-- start Information given --

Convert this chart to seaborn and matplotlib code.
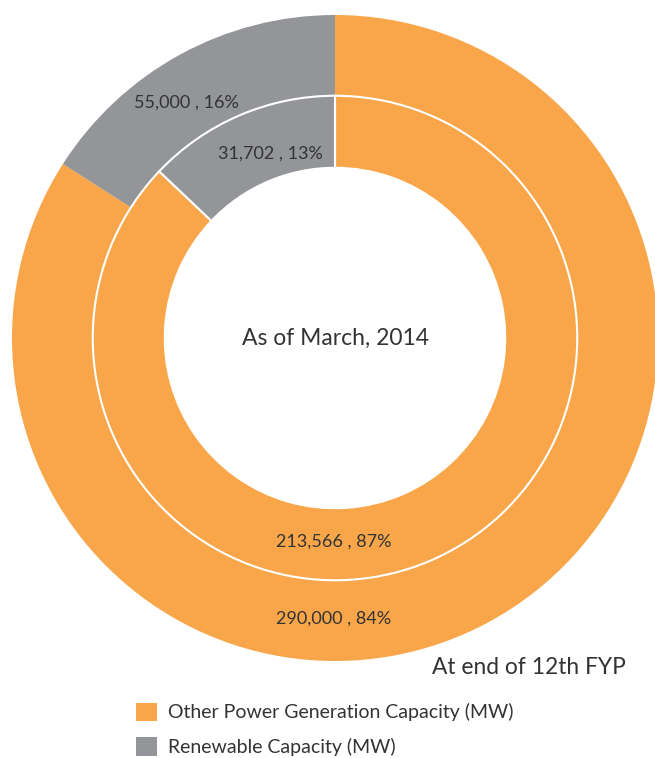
import matplotlib
matplotlib.use("Agg")
import matplotlib.pyplot as plt
import seaborn as sns
from matplotlib.patches import Patch

# capacity data (MW)
categories = ["Other Power Generation Capacity (MW)", "Renewable Capacity (MW)"]
outer_values = [290000, 55000]    # at end of 12th FYP
inner_values = [213566, 31702]    # as of March, 2014
outer_labels = ["290,000 , 84%", "55,000 , 16%"]
inner_labels = ["213,566 , 87%", "31,702 , 13%"]

sns.set_theme(style="white")
plt.rcParams["font.family"] = ["Lato", "DejaVu Sans"]
colors = ["#F8A649", "#939598"]
text_color = "#333333"

fig = plt.figure(figsize=(6.55, 7.58), dpi=100)
ax = fig.add_axes([12 / 655, 97 / 758, 646 / 655, 646 / 758])

# outer ring
ax.pie(outer_values, radius=1.0, colors=colors, startangle=90, counterclock=False,
       wedgeprops=dict(width=0.25, linewidth=0))
# inner ring
ax.pie(inner_values, radius=0.75, colors=colors, startangle=90, counterclock=False,
       wedgeprops=dict(width=0.223, edgecolor="white", linewidth=1.5))
ax.set_xlim(-1, 1)
ax.set_ylim(-1, 1)

lab_size = 13
ax.text(-0.005, -0.87, outer_labels[0], ha="center", va="center", fontsize=lab_size, color=text_color)
ax.text(-0.46, 0.73, outer_labels[1], ha="center", va="center", fontsize=lab_size, color=text_color)
ax.text(-0.005, -0.63, inner_labels[0], ha="center", va="center", fontsize=lab_size, color=text_color)
ax.text(-0.20, 0.57, inner_labels[1], ha="center", va="center", fontsize=lab_size, color=text_color)

ax.text(0, 0, "As of March, 2014", ha="center", va="center", fontsize=16.5, color=text_color)
fig.text(529 / 655, 1 - 667 / 758, "At end of 12th FYP", ha="center", va="center",
         fontsize=16.4, color=text_color)

handles = [Patch(facecolor=c, edgecolor="none") for c in colors]
fig.legend(handles, categories, loc="upper left", bbox_to_anchor=(118 / 655, 1 - 685 / 758),
           frameon=False, fontsize=14, handlelength=1.1, handleheight=1.1,
           labelspacing=0.8, handletextpad=0.55, labelcolor=text_color)

fig.savefig("out.png", dpi=100)
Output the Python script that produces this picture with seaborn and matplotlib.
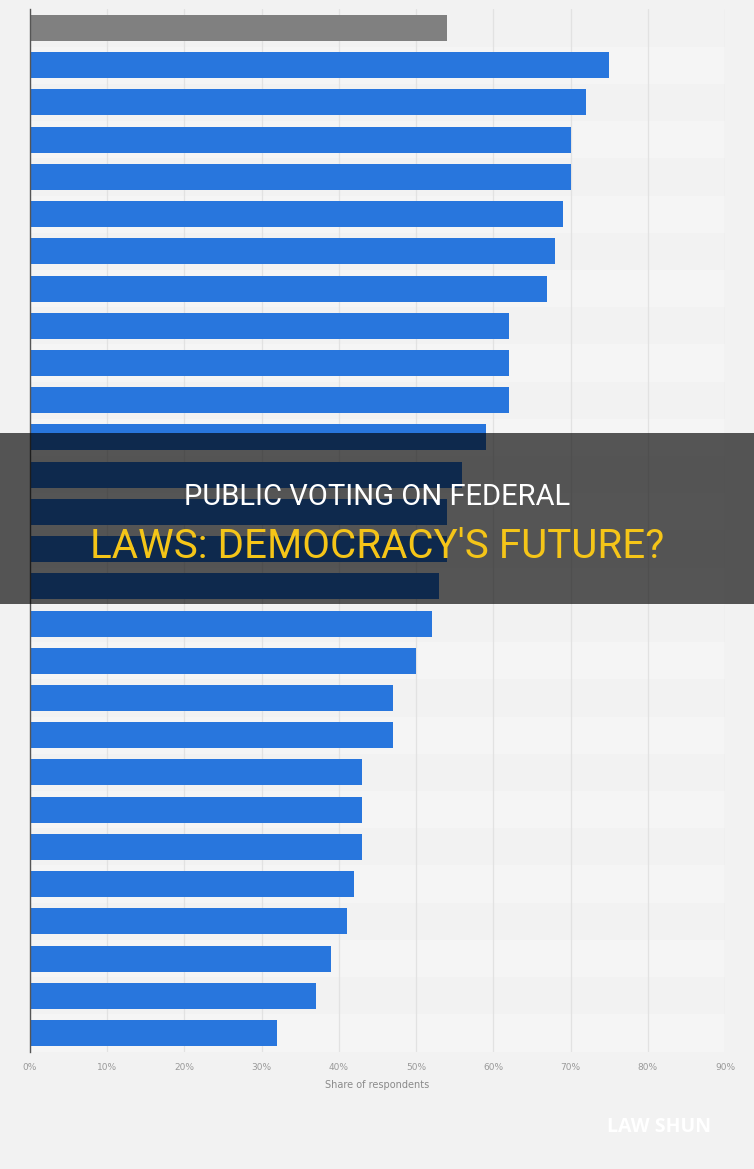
import seaborn as sns
import pandas as pd
import matplotlib.pyplot as plt
from matplotlib.patches import Rectangle

# Valores (porcentaje de encuestados), de arriba a abajo
rows = [f"Row {i + 1}" for i in range(28)]
shares = [54, 75, 72, 70, 70, 69, 68, 67, 62, 62, 62, 59, 56, 54, 54,
          53, 52, 50, 47, 47, 43, 43, 43, 42, 41, 39, 37, 32]
groups = ["total"] + ["country"] * 27
tick_values = [0, 10, 20, 30, 40, 50, 60, 70, 80, 90]
tick_labels = [f"{v}%" for v in tick_values]
title_line1 = "PUBLIC VOTING ON FEDERAL"
title_line2 = "LAWS: DEMOCRACY'S FUTURE?"

df = pd.DataFrame({"row": rows, "share": shares, "group": groups})

sns.set_style("white")
bg = "#f2f2f2"
fig = plt.figure(figsize=(7.54, 11.69), dpi=100, facecolor=bg)
ax = fig.add_axes([30 / 754, 1 - 1051.6 / 1169, 695 / 754, 1042.2 / 1169])
ax.set_facecolor(bg)

# bandas alternas muy suaves
for i in range(len(rows)):
    if i % 2 == 1:
        ax.axhspan(i - 0.5, i + 0.5, color="#f5f5f5", zorder=0, lw=0)

sns.barplot(data=df, y="row", x="share", hue="group",
            palette={"total": "#808080", "country": "#2876dd"},
            orient="h", width=0.7, legend=False, ax=ax, zorder=3,
            saturation=1, linewidth=0, edgecolor="none")

ax.set_xlim(0, 90)
ax.set_xticks(tick_values)
ax.set_xticklabels(tick_labels, fontsize=6.5, color="#9a9a9a")
ax.tick_params(axis="x", length=0, pad=8)
ax.set_yticks([])
ax.set_ylabel("")
ax.set_xlabel("Share of respondents", fontsize=7, color="#8a8a8a", labelpad=6)
ax.grid(axis="x", color="#e2e2e2", lw=0.9, zorder=1)
ax.set_axisbelow(True)
for s in ["top", "right", "bottom"]:
    ax.spines[s].set_visible(False)
ax.spines["left"].set_color("#555555")
ax.spines["left"].set_linewidth(1)
ax.spines["left"].set_zorder(5)

# banda oscura con el titulo
fig.patches.append(Rectangle((0, 1 - 604 / 1169), 1, 171 / 1169,
                             transform=fig.transFigure, facecolor="black",
                             edgecolor="none", lw=0, alpha=0.65, zorder=10))
fonts = ["Roboto", "DejaVu Sans"]
fig.text(0.5, 1 - 497 / 1169, title_line1, ha="center", va="center",
         fontsize=21, color="white", family=fonts, zorder=11)
fig.text(0.5, 1 - 547 / 1169, title_line2, ha="center", va="center",
         fontsize=29, color="#f5c518", family=fonts, zorder=11)

fig.text(659 / 754, 1 - 1127 / 1169, "LAW SHUN", ha="center", va="center",
         fontsize=14, color="white", fontweight="bold",
         family=["Open Sans", "DejaVu Sans"])

fig.savefig("out.png", dpi=100, facecolor=bg)
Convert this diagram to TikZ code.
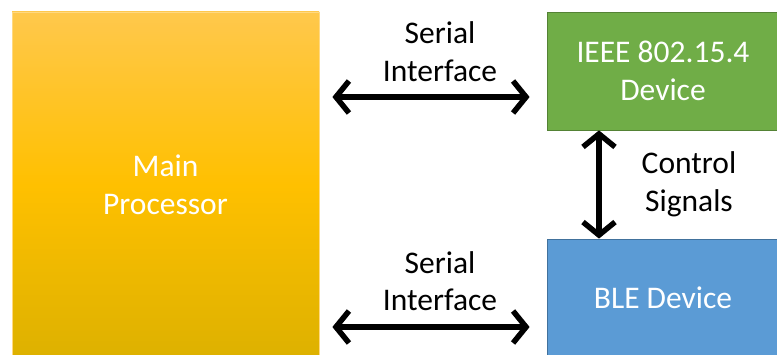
\documentclass[tikz,border=0pt]{standalone}
\usepackage{fontspec}
\setmainfont{Carlito}
\usetikzlibrary{arrows.meta,calc}
\definecolor{ytop}{HTML}{FFC84C}
\definecolor{ymid}{HTML}{FFC000}
\definecolor{ybot}{HTML}{DDB100}
\definecolor{boxgreen}{HTML}{70AD47}
\definecolor{boxgreenline}{HTML}{548235}
\definecolor{boxblue}{HTML}{5B9BD5}
\definecolor{boxblueline}{HTML}{41719C}
\begin{document}
\begin{tikzpicture}[x=1pt,y=1pt,
  txt/.style={font=\fontsize{31.5}{37.5}\selectfont, align=center},
  boxtxt/.style={txt, text=white, inner sep=0pt},
  biarr/.style={line width=5.5pt, {Straight Barb[length=13pt,width=32pt,line width=5.5pt]}-{Straight Barb[length=13pt,width=32pt,line width=5.5pt]}}
]
\useasboundingbox (0,0) rectangle (777,354);
\clip (0,0) rectangle (777,354);
\node[boxtxt, draw=ytop!70!white, line width=0.8pt, top color=ytop, bottom color=ybot, middle color=ymid,
  minimum width=307pt, minimum height=346pt] (main) at (165.5,169) {Main\\Processor};
\node[boxtxt, draw=boxgreenline, line width=0.8pt, fill=boxgreen,
  minimum width=232pt, minimum height=118pt] (green) at (663,283) {IEEE 802.15.4\\Device};
\node[boxtxt, draw=boxblueline, line width=0.8pt, fill=boxblue,
  minimum width=232pt, minimum height=118pt] (blue) at (663,56) {BLE Device};
\draw[biarr, shorten <=13pt, shorten >=17pt] (main.east |- 0,257) -- (green.west |- 0,257);
\draw[biarr, shorten <=13pt, shorten >=17pt] (main.east |- 0,27) -- (blue.west |- 0,27);
\draw[biarr] (green.south -| 599,0) -- (blue.north -| 599,0);
\node[txt] (si1) at (440,302.5) {Serial\\Interface};
\node[txt] (si2) at (440,73) {Serial\\Interface};
\node[txt] (cs) at (689,169.5) {Control\\Signals};
\end{tikzpicture}
\end{document}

-- end Information given --

• **Aim of the exercise**: Looking at the records above, report how many lines contain the word "matplotlib". Answer with the number only.

• **The answer**: 8